On this issue, the first question one has in mind is, how can we reduce our probabilities from before (i.e. \(P(positive | text) = P(positive | word\_freq_1 , word\_freq_2, ...)\) ) to a combination of \(P(c)\) and \(P(f_i | c)\), since these last 2 represent how we actually define our generative model. The answer is, as the title of this post suggests, Bayes.

Bayes’ rule

Simply put, we can decompose the probability using Bayes’ rule as follows:

\(P(positive | word\_freq_1 , word\_freq_2, ...) = \frac{P(word\_freq_1 , word\_freq_2, ... | positive) \cdot P(positive)}{P(word\_freq_1 , word\_freq_2, ...)}\)
Does this look familiar? If we have a look at the numerator, we see the similarity between those probabilities and the ones that define our generative model. We need some further processing on the first term - \(P(positive | word\_freq_1, ...)\) - in order to get exactly what we need.

Naïve Bayes

Let us have a look at the numerator from the Bayes’ rule corresponding equation.
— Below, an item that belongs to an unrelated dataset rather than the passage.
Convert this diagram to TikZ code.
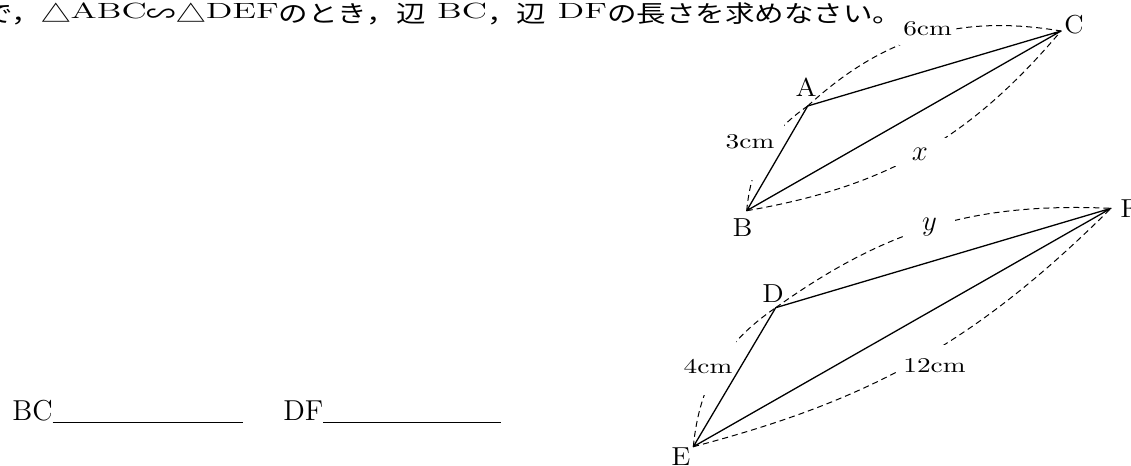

We can identify - \(P(positive)\) - from that equation. \(P(positive | word\_freq_1 , ...)\) looks also similar, but not identical. What can we do to make it identical? The answer is the Naïve Bayes assumption. In a nutshell, we assume independence between the features given the class. To realize why it is naïve, let us walk through the following example. Assume we have the next corpus of data:

  • In my opinion, the movie is not so bad. - positive

  • In my opinion, the movie is bad. - negative

  • In my opinion, the movie is quite bad. - negative

If we consider the word bad and we compute the probability of its existence given the class, we would intuitively get: \(P(bad|positive) = \frac{1}{3}\). However, if we consider the other features as well, we get a larger probability, i.e. \(P(bad|positive, not, so) = 1\), which is essentially 100% chance of having the word bad in our document, since we have only such an example. So, as we can see, bad can have positive connotations given other features from the text. That’s the main reason why the assumption that \(P(bad|positive, not, so) = P(bad|positive)\) is called naïve.

Inference

Moving forward, we now have almost all the ingredients to predict the class of a certain document. Let us examine the Bayes’ rule equation to understand what is missing. After considering the naïve assumption, what we end up with is: \(P(positive | word\_freq_1 , word\_freq_2, ...) = \frac{P(word\_freq_1 | positive) \cdot P( word\_freq_2|positive) \cdot ... \cdot P(positive)}{P(word\_freq_1 , word\_freq_2, ...)}\)

Essentially, at this point, assume we have learned the prior \(P(positive)\) and the probabilities of the features \(P(word\_freq|class)\) that characterize our generative model. What we still need in order to predict the class of the text is the denominator from the equation from above \(P(word\_freq1, word\_freq2, ...)\). Since this is not normally easy to compute (we have to consider all possible combinations of all the features), we can simply drop it and consider only the numerator for the classification of the text. The consequence is that we do not have a probability distribution anymore (since we drop the denominator, which acts as a normalizing term), but the proportionality still holds, thus giving us the more likely class with the higher score.

Training

Up until now, we have seen how to actually use our model to predict the class of a certain text. The way this normally works, as in any Machine Learning setup, we first obtain these probabilities via training and then try to perform inference. In order to obtain these probabilities, we need to get the parameters of the corresponding distributions, by using the training data in order to estimate them. For getting the right parameters, we can use various approaches, among which Maximum Likelihood Estimation, Maximum a Posteriori, or full Bayesian approaches by estimating the full posterior are all suitable choices.